Em 2022, com o selo da G. Floy, chegou às livrarias “Reckless” (G. Floy, 2022), o resultado de uma parceria entre Ed Brubaker e Sean Phillips – criadores de monumentos como Criminal, Fatale, Kill Or Be Killed e Pulp. Neste cartão-de-visita, saltavam à vista as cores vivas – (boa) culpa de Jacob Phillips -, com um amarelo que nos fazia olhar à volta à procura dos óculos de sol, ou o traço grosso dos desenhos, que realçava ainda mais o lado cinemático deste primeiro número da série Reckless – um pouco como acontecia já com Criminal, de quem a G. Floy publicou uns bons volumes.
No centro de tudo esté Ethan Reckless, um tipo a quem se liga quando surge um problema comichoso, deixando num número alternativo ao 112 uma mensagem de voz no gravador. Se a história for boa, “aparece um tipo qualquer e consegue resolver-nos esse problema”. Se não for, a vida segue como dantes.
A vida de Ethan é daquelas que daria pelo menos um filme. Foi agente infiltrado do FBI, isto antes do rebentamento de uma bomba que lhe tirou muito de si, e que faz com que apenas se lembre das memórias mas não das sensações. A sua base de operações, que tanto serve de escritório secreto como de casa blindada, é um cinema abandonado ainda funcional, que Ethan recusa abrir ao público. Um livro que ofereceu ao leitor tudo aquilo a que tinha direito: drogas, crime, homicídios, diálogos com fel, ruas ensolaradas e algumas boas reviravoltas, num policial noir protagonizado por um tipo que, vai-se a ver, tem algumas parecenças com o Robert Redford se este tivesse envelhecido sem recurso a plásticas.

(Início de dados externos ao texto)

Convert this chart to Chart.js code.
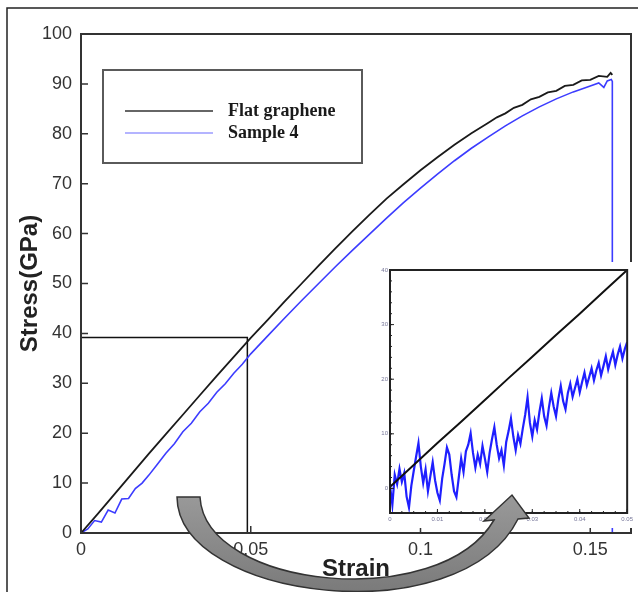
<!DOCTYPE html>
<html lang="en">
<head>
<meta charset="UTF-8">
<title>Stress vs strain: flat graphene and sample 4</title>
<script src="https://cdn.jsdelivr.net/npm/chart.js"></script>
<style>
  html, body { margin: 0; padding: 0; background: #fff; }
  #wrap { position: relative; width: 638px; height: 592px; overflow: hidden; }
  #mainChart { position: absolute; left: 0; top: 0; }
  #insetChart { position: absolute; left: 376px; top: 262px; background: #fff; }
  #arrowLayer { position: absolute; left: 0; top: 0; pointer-events: none; }
</style>
</head>
<body>
<div id="wrap">
  <canvas id="mainChart" width="638" height="592"></canvas>
  <canvas id="insetChart" width="260" height="266"></canvas>
  <canvas id="arrowLayer" width="638" height="592"></canvas>
</div>
<script>
// ---- main plot data ----
const blackStrain = [0, 0.005, 0.01, 0.015, 0.02, 0.025, 0.03, 0.035, 0.04, 0.045,
  0.05, 0.055, 0.06, 0.065, 0.07, 0.075, 0.08, 0.085, 0.09, 0.095,
  0.1, 0.105, 0.11, 0.115, 0.12, 0.1225, 0.125, 0.1275, 0.13, 0.1325,
  0.135, 0.1375, 0.14, 0.1425, 0.145, 0.1475, 0.15, 0.1525, 0.155, 0.156, 0.1565];
const blackStress = [0, 3.9, 7.9, 11.9, 15.9, 19.8, 23.7, 27.6, 31.5, 35.3,
  39.1, 42.7, 46.4, 50.0, 53.6, 57.1, 60.5, 63.8, 67.0, 69.9,
  72.7, 75.3, 77.8, 80.1, 82.2, 83.3, 84.1, 85.2, 85.8, 86.9,
  87.4, 88.3, 88.6, 89.6, 89.8, 90.7, 90.8, 91.6, 91.4, 92.2, 91.8];

const blueStrain = [0, 0.002, 0.004, 0.006, 0.008, 0.01, 0.012, 0.014, 0.016, 0.018,
  0.02, 0.0225, 0.025, 0.0275, 0.03, 0.0325, 0.035, 0.0375, 0.04, 0.0425,
  0.045, 0.0475, 0.05, 0.055, 0.06, 0.065, 0.07, 0.075, 0.08, 0.085,
  0.09, 0.095, 0.1, 0.105, 0.11, 0.115, 0.12, 0.125, 0.13, 0.135,
  0.14, 0.145, 0.15, 0.1525, 0.154, 0.155, 0.1562, 0.1565, 0.1565];
const blueStress = [0, 0.8, 2.5, 2.2, 4.6, 4.0, 6.8, 6.9, 8.9, 10.0,
  11.6, 13.8, 16.0, 17.9, 20.3, 22.0, 24.3, 26.0, 28.2, 29.9,
  32.0, 33.8, 35.9, 39.5, 43.1, 46.6, 50.0, 53.4, 56.7, 59.9,
  63.1, 66.2, 69.1, 71.9, 74.6, 77.1, 79.4, 81.6, 83.6, 85.4,
  87.0, 88.4, 89.6, 90.2, 89.3, 90.6, 90.9, 90.5, 0];

// region that the inset blows up (strain, stress corners)
const zoomStrain = [0, 0.049, 0.049];
const zoomStress = [39.2, 39.2, 0];

const xTickValues = [0, 0.05, 0.1, 0.15];
const xTickLabels = ['0', '0.05', '0.1', '0.15'];
const yTickValues = [0, 10, 20, 30, 40, 50, 60, 70, 80, 90, 100];

// ---- inset data ----
const insetBlackStrain = [0, 0.001, 0.005, 0.01, 0.015, 0.02, 0.025, 0.03, 0.035, 0.04, 0.045, 0.05];
const insetBlackStress = [0.3, 1.1, 4.3, 8.3, 12.2, 16.2, 20.2, 24.1, 28.1, 32.0, 36.0, 40.0];

const insetBlueStrain = [0, 0.0005, 0.001, 0.0015, 0.002, 0.0025, 0.003, 0.0035, 0.004, 0.0045,
  0.005, 0.0055, 0.006, 0.0065, 0.007, 0.0075, 0.008, 0.0085, 0.009, 0.0095,
  0.01, 0.0105, 0.011, 0.0115, 0.012, 0.0125, 0.013, 0.0135, 0.014, 0.0145,
  0.015, 0.0155, 0.016, 0.0165, 0.017, 0.0175, 0.018, 0.0185, 0.019, 0.0195,
  0.02, 0.0205, 0.021, 0.0215, 0.022, 0.0225, 0.023, 0.0235, 0.024, 0.0245,
  0.025, 0.0255, 0.026, 0.0265, 0.027, 0.0275, 0.028, 0.0285, 0.029, 0.0295,
  0.03, 0.0305, 0.031, 0.0315, 0.032, 0.0325, 0.033, 0.0335, 0.034, 0.0345,
  0.035, 0.0355, 0.036, 0.0365, 0.037, 0.0375, 0.038, 0.0385, 0.039, 0.0395,
  0.04, 0.0405, 0.041, 0.0415, 0.042, 0.0425, 0.043, 0.0435, 0.044, 0.0445,
  0.045, 0.0455, 0.046, 0.0465, 0.047, 0.0475, 0.048, 0.0485, 0.049, 0.0495, 0.05];
const insetBlueStress = [0.5, -3.0, 2.5, 0.8, 3.6, 1.2, 2.8, -1.5, -3.5, 0.5,
  3.2, 5.8, 8.3, 4.0, 1.0, 3.5, -0.5, 2.2, 4.8, 1.5,
  -0.8, -2.2, 1.8, 4.5, 7.5, 6.2, 2.5, -0.5, -1.6, 2.0,
  5.5, 3.0, 6.8, 8.0, 10.1, 6.5, 3.8, 6.2, 4.5, 7.8,
  5.5, 3.0, 6.5, 9.0, 11.2, 8.0, 5.5, 7.0, 4.2, 8.5,
  10.5, 12.8, 9.5, 7.0, 9.8, 8.2, 11.0, 13.5, 16.7, 12.0,
  9.5, 12.5, 10.8, 14.0, 16.5, 13.2, 11.5, 14.8, 17.5, 15.0,
  13.2, 16.4, 18.8, 16.0, 14.5, 17.5, 19.2, 16.8, 18.4, 20.0,
  17.6, 19.5, 21.2, 18.9, 20.4, 22.0, 19.8, 21.6, 23.0, 20.7,
  22.4, 24.2, 21.8, 23.5, 25.0, 22.6, 24.5, 26.0, 23.8, 25.5, 26.8];

const insetXTicks = [0, 0.01, 0.02, 0.03, 0.04, 0.05];
const insetXLabels = ['0', '0.01', '0.02', '0.03', '0.04', '0.05'];
const insetYTicks = [0, 10, 20, 30, 40];

const pairs = (xs, ys) => xs.map((x, i) => ({x: x, y: ys[i]}));

// box around the plot area, with inward ticks
const frameAndTicks = {
  id: 'frameAndTicks',
  beforeDraw(chart, args, opts) {
    const ctx = chart.ctx;
    ctx.save();
    ctx.fillStyle = '#fff';
    ctx.fillRect(0, 0, chart.width, chart.height);
    if (opts.pageBorder) {
      ctx.strokeStyle = '#222';
      ctx.lineWidth = 1.5;
      ctx.beginPath();
      ctx.moveTo(7, chart.height);
      ctx.lineTo(7, 8);
      ctx.lineTo(chart.width, 8);
      ctx.stroke();
    }
    ctx.restore();
  },
  afterDatasetsDraw(chart, args, opts) {
    const {ctx, chartArea: a, scales} = chart;
    ctx.save();
    ctx.strokeStyle = opts.color;
    ctx.lineWidth = opts.width;
    ctx.strokeRect(a.left, a.top, a.right - a.left, a.bottom - a.top);
    ctx.lineWidth = opts.tickWidth;
    ctx.beginPath();
    scales.x.ticks.forEach(t => {
      const px = scales.x.getPixelForValue(t.value);
      ctx.moveTo(px, a.bottom);
      ctx.lineTo(px, a.bottom - opts.tick);
    });
    scales.y.ticks.forEach(t => {
      const py = scales.y.getPixelForValue(t.value);
      ctx.moveTo(a.left, py);
      ctx.lineTo(a.left + opts.tick, py);
    });
    if (opts.minorX) {
      for (let v = scales.x.min; v <= scales.x.max + 1e-9; v += opts.minorX) {
        const px = scales.x.getPixelForValue(v);
        ctx.moveTo(px, a.bottom);
        ctx.lineTo(px, a.bottom - opts.tick / 2);
      }
    }
    if (opts.minorY) {
      for (let v = 0; v <= scales.y.max + 1e-9; v += opts.minorY) {
        const py = scales.y.getPixelForValue(v);
        ctx.moveTo(a.left, py);
        ctx.lineTo(a.left + opts.tick / 2, py);
      }
    }
    ctx.stroke();
    ctx.restore();
  }
};

// legend drawn as a framed box inside the plot
const boxLegend = {
  id: 'boxLegend',
  afterDatasetsDraw(chart, args, opts) {
    const {ctx, chartArea: a} = chart;
    const x0 = a.left + opts.left, y0 = a.top + opts.top;
    ctx.save();
    ctx.strokeStyle = '#5a5a5a';
    ctx.lineWidth = 2;
    ctx.strokeRect(x0, y0, opts.width, opts.height);
    chart.data.datasets.filter(d => !d.noLegend).forEach((d, i) => {
      const y = y0 + opts.firstRow + i * opts.rowGap;
      ctx.strokeStyle = d.legendColor;
      ctx.lineWidth = 2;
      ctx.beginPath();
      ctx.moveTo(x0 + 22, y);
      ctx.lineTo(x0 + 110, y);
      ctx.stroke();
      ctx.fillStyle = '#1a1a1a';
      ctx.font = 'bold 18px "Liberation Serif"';
      ctx.textBaseline = 'middle';
      ctx.fillText(d.label, x0 + 125, y);
    });
    ctx.restore();
  }
};

const tickFont = {family: '"Liberation Sans", Arial, sans-serif', size: 18};
const titleFont = {family: '"Liberation Sans", Arial, sans-serif', size: 24, weight: 'bold'};

const mainChart = new Chart(document.getElementById('mainChart'), {
  type: 'line',
  data: {
    datasets: [
      {label: 'Flat graphene', data: pairs(blackStrain, blackStress), borderColor: '#1a1a1a',
        legendColor: '#666', borderWidth: 1.8, pointRadius: 0},
      {label: 'Sample 4', data: pairs(blueStrain, blueStress), borderColor: '#3c3cff',
        legendColor: '#b4b4ff', borderWidth: 1.6, pointRadius: 0},
      {label: 'zoom', data: pairs(zoomStrain, zoomStress), borderColor: '#111',
        borderWidth: 1.5, pointRadius: 0, noLegend: true}
    ]
  },
  options: {
    responsive: false,
    animation: false,
    layout: {padding: {top: 34, right: 7, left: 0, bottom: 0}},
    plugins: {
      legend: {display: false},
      tooltip: {enabled: false},
      frameAndTicks: {color: '#333', width: 2, tick: 7, tickWidth: 1.5, pageBorder: true},
      boxLegend: {left: 22, top: 36, width: 259, height: 93, firstRow: 41, rowGap: 22}
    },
    scales: {
      x: {
        type: 'linear', min: 0, max: 0.162,
        afterBuildTicks: s => { s.ticks = xTickValues.map(v => ({value: v})); },
        afterFit: s => { s.height = 59; },
        grid: {display: false, drawTicks: false},
        border: {display: false},
        ticks: {padding: 6, font: tickFont, color: '#333', maxRotation: 0,
          callback: (v, i) => xTickLabels[i]},
        title: {display: true, text: 'Strain', font: titleFont, color: '#222',
          padding: {top: 0, bottom: 8}}
      },
      y: {
        type: 'linear', min: 0, max: 100,
        afterBuildTicks: s => { s.ticks = yTickValues.map(v => ({value: v})); },
        afterFit: s => { s.width = 81; },
        grid: {display: false, drawTicks: false},
        border: {display: false},
        ticks: {padding: 9, font: tickFont, color: '#333'},
        title: {display: true, text: 'Stress(GPa)', font: titleFont, color: '#222',
          padding: {top: 16, bottom: 0}}
      }
    }
  },
  plugins: [frameAndTicks, boxLegend]
});

const smallFont = {family: '"Liberation Sans", Arial, sans-serif', size: 6};

const insetChart = new Chart(document.getElementById('insetChart'), {
  type: 'line',
  data: {
    datasets: [
      {label: 'Flat graphene', data: pairs(insetBlackStrain, insetBlackStress), borderColor: '#111',
        borderWidth: 2, pointRadius: 0},
      {label: 'Sample 4', data: pairs(insetBlueStrain, insetBlueStress), borderColor: '#1f1fff',
        borderWidth: 2.2, pointRadius: 0}
    ]
  },
  options: {
    responsive: false,
    animation: false,
    layout: {padding: {top: 8, right: 6, left: 0, bottom: 0}},
    plugins: {
      legend: {display: false},
      tooltip: {enabled: false},
      frameAndTicks: {color: '#222', width: 2, tick: 4, tickWidth: 1, minorX: 0.0025, minorY: 2}
    },
    scales: {
      x: {
        type: 'linear', min: 0, max: 0.05,
        afterBuildTicks: s => { s.ticks = insetXTicks.map(v => ({value: v})); },
        afterFit: s => { s.height = 15; },
        grid: {display: false, drawTicks: false},
        border: {display: false},
        ticks: {padding: 3, font: smallFont, color: '#77779a', maxRotation: 0,
          callback: (v, i) => insetXLabels[i]}
      },
      y: {
        type: 'linear', min: -4.5, max: 40,
        afterBuildTicks: s => { s.ticks = insetYTicks.map(v => ({value: v})); },
        afterFit: s => { s.width = 14; },
        grid: {display: false, drawTicks: false},
        border: {display: false},
        ticks: {padding: 2, font: smallFont, color: '#77779a'}
      }
    }
  },
  plugins: [frameAndTicks]
});

// grey curved arrow from the zoom box to the inset, drawn over both charts.
// Offsets are pixels from the bottom-left corner of the main plot area.
function drawArrow(chart) {
  const ctx = document.getElementById('arrowLayer').getContext('2d');
  const a = chart.chartArea;
  const P = (dx, dy) => [a.left + dx, a.bottom + dy];
  const outer = [P(96, -36), P(97, 67), P(379, 102), P(437, -14)];
  const inner = [P(413, -13), P(359, 80), P(124, 56), P(119, -36)];
  const head = [P(448, -15), P(431, -38), P(403, -12)];

  ctx.save();
  ctx.beginPath();
  ctx.moveTo(outer[0][0], outer[0][1]);
  ctx.bezierCurveTo(outer[1][0], outer[1][1], outer[2][0], outer[2][1], outer[3][0], outer[3][1]);
  head.forEach(p => ctx.lineTo(p[0], p[1]));
  ctx.lineTo(inner[0][0], inner[0][1]);
  ctx.bezierCurveTo(inner[1][0], inner[1][1], inner[2][0], inner[2][1], inner[3][0], inner[3][1]);
  ctx.closePath();
  const g = ctx.createLinearGradient(0, a.bottom - 40, 0, a.bottom + 60);
  g.addColorStop(0, '#9a9a9a');
  g.addColorStop(1, '#7a7a7a');
  ctx.fillStyle = g;
  ctx.fill();
  ctx.strokeStyle = '#333';
  ctx.lineWidth = 1.5;
  ctx.lineJoin = 'miter';
  ctx.stroke();
  ctx.restore();
}

drawArrow(mainChart);
</script>
</body>
</html>
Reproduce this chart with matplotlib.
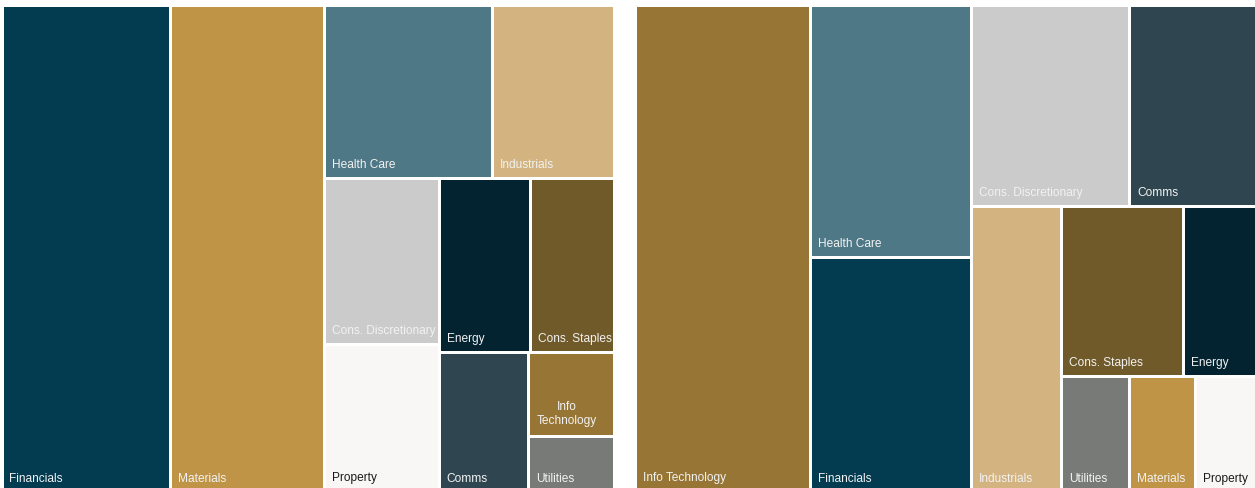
import matplotlib
matplotlib.use("Agg")
from matplotlib import pyplot as plt
from matplotlib.patches import Rectangle

# sector weights (%)
left_sectors = ["Financials", "Materials", "Health Care", "Industrials",
                "Cons. Discretionary", "Property", "Energy", "Cons. Staples",
                "Comms", "Info Technology", "Utilities"]
left_weights = [27.5, 25.2, 9.8, 7.1, 6.4, 5.7, 5.3, 4.9, 4.2, 2.4, 1.6]

right_sectors = ["Info Technology", "Health Care", "Financials",
                 "Cons. Discretionary", "Comms", "Industrials", "Cons. Staples",
                 "Energy", "Utilities", "Materials", "Property"]
right_weights = [28.1, 13.4, 12.5, 10.5, 8.5, 8.5, 6.8, 4.2, 2.6, 2.5, 2.4]

colors = {
    "Financials": "#033c50",
    "Materials": "#bf9446",
    "Health Care": "#4e7885",
    "Industrials": "#d3b37f",
    "Cons. Discretionary": "#cbcbcb",
    "Property": "#f8f7f5",
    "Energy": "#02232f",
    "Cons. Staples": "#715a2a",
    "Comms": "#2f4650",
    "Info Technology": "#967535",
    "Utilities": "#787a77",
}

# nesting of the splits: 'h' = side by side, 'v' = stacked
left_plan = ("h", [0, 1, ("v", [("h", [2, 3]),
                                ("h", [("v", [4, 5]),
                                       ("v", [("h", [6, 7]),
                                              ("h", [8, ("v", [9, 10])])])])])])
right_plan = ("h", [0, ("v", [1, 2]),
                    ("v", [("h", [3, 4]),
                           ("h", [5, ("v", [("h", [6, 7]),
                                            ("h", [8, 9, 10])])])])])

GAP = 3.0


def node_total(node, vals):
    if isinstance(node, int):
        return vals[node]
    return sum(node_total(k, vals) for k in node[1])


def layout(node, vals, x0, y0, x1, y1, out):
    if isinstance(node, int):
        out[node] = (x0, y0, x1, y1)
        return
    direction, kids = node
    total = node_total(node, vals)
    pos = x0 if direction == "h" else y0
    for k in kids:
        frac = node_total(k, vals) / total
        if direction == "h":
            step = (x1 - x0) * frac
            layout(k, vals, pos, y0, pos + step, y1, out)
        else:
            step = (y1 - y0) * frac
            layout(k, vals, x0, pos, x1, pos + step, out)
        pos += step


def draw_treemap(ax, renderer, names, vals, plan, box):
    rects = {}
    layout(plan, vals, *box, rects)
    for i, name in enumerate(names):
        x0, y0, x1, y1 = rects[i]
        x0, y0, x1, y1 = x0 + GAP / 2, y0 + GAP / 2, x1 - GAP / 2, y1 - GAP / 2
        ax.add_patch(Rectangle((x0, y0), x1 - x0, y1 - y0,
                               facecolor=colors[name], edgecolor="none"))
        tcol = "#1a1a1a" if name == "Property" else "#f2f2f2"
        t = ax.text(x0 + 6, y1 - 10, name, color=tcol, fontsize=8.6,
                    family=["Liberation Sans Narrow", "Liberation Sans"],
                    ha="left", va="baseline")
        w = t.get_window_extent(renderer).width
        if w > (x1 - x0) - 6 and " " in name:
            t.set_text(name.replace(" ", "\n", 1))
            t.set_multialignment("center")
            t.set_y(y1 - 12)


def main():
    fig = plt.figure(figsize=(12.55, 4.89), dpi=100)
    ax = fig.add_axes([0, 0, 1, 1])
    ax.set_xlim(0, 1255)
    ax.set_ylim(489, 0)
    ax.axis("off")
    renderer = fig.canvas.get_renderer()

    draw_treemap(ax, renderer, left_sectors, left_weights, left_plan,
                 (2, 6.5, 614, 493))
    draw_treemap(ax, renderer, right_sectors, right_weights, right_plan,
                 (635.5, 6.5, 1258, 493))

    fig.savefig("out.png", dpi=100, facecolor="white")


if __name__ == "__main__":
    main()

“Amigo do Diabo” (G. Floy, 2023) é o capítulo que se segue – o 2º – de Reckless, e mantém uma escrita confessional que agarra desde a primeira linha: “Quando penso nos meados dos anos 80, vêm-me à cabeça as drogas rascas… e a música que nunca imaginei que teríamos de ouvir o resto das nossas vidas. Grandes cabeleiras e teclados barulhentos. Caixas de ritmos. Depeche Mode, Duran Duran… a música da cocaína e das promessas vazias”.
Estamos em 1985, e a vida até que nem corre mal a Ethan, que tem como missão actual investigar a vida de Richard Fuller. Um tipo que, aos 45 anos, se terá atirado borda fora de um navio deixando para trás um bilhete de suicídio, mas que alguém disse ter visto recentemente atrelado a uma loira. O cenário de acalmia muda com a entrada em cena de Linh Tran, a bibliotecária de serviço, que quer que Ethan descubra o paradeiro de uma irmã desaparecida, que Reckless verá depois num velho filme de baixo orçamento dos anos 70. Para Ethan, o prenúncio de queda é quase uma certeza: “Às vezes, parece que andamos a tentar voltar a alguma coisa… Encontrar algum momento perdido, onde tudo parecia certo, para acabarmos envolvidos nele”.
Uma história onde descobrimos, a cada metro quadrado, skinheads, seitas religiosas, cultos satânicos ou filmes manhosos, mas também a receita para passar por alguém das finanças: “Só tens de meter o cabelo para trás e fazer cara feia”. Fica ainda a promessa deixada por Ed Brubaker num sumarento posfácio: “Voltaremos em breve com o próximo volume de Reckless, com um tipo de caso totalmente diferente destes dois primeiros”. Mal podemos esperar.